The reason way a new unwind may occur is if during handling of the first unwind (perhaps the C++ runtime on macOS catches exceptions leaving main, so the panic unwind succeeds and is caught there to be discarded, calling back into Rust code) another panic occurs (however, C++ catching a Rust unwind should in theory rtabort!("Rust panics must be rethrown")).

On the other hand, the message from a panic is printed before starting the unwind/abort (for obvious reasons), so if it were the case that this fatal runtime error message came from a second panic, we should see that second panic's message. (Or, if writing the second panic message fails, either nothing or a message for that failing, i.e. from the rtabort! guard against a panic hook itself panicking, which may write sufficiently differently to itself succeed.)

From my test case, I allocate objects on C++ stack frame and Rust stack frame, and also implement drop to print out message to let me know.

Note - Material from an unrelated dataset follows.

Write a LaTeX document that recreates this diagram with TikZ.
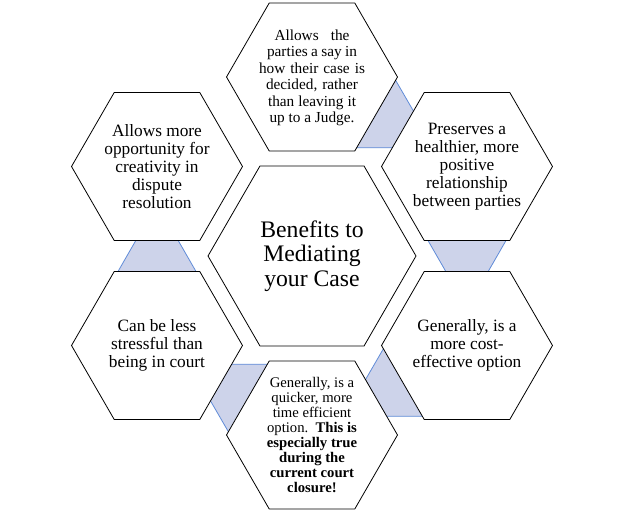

The results just show the error 5 and abort trap, no any objects dropped which means that libunwind doesn't get into the process of cleanup phase.

So here is my understanding (If I understand it correctly) Program just terminate and return error 5 in search phase. After printing the fatal runtime error message, it will call libc::abort at the end(.library/std/src/sys/unix/mod.rs), which should terminate the thread immediately.

The reason why it raised the message abort trap 6 is that libc::abort will raise the SIGABRT signal. This is about how system response to the unhandled panic.

Therefore, I think there is no any unwinding succeed in the whole process.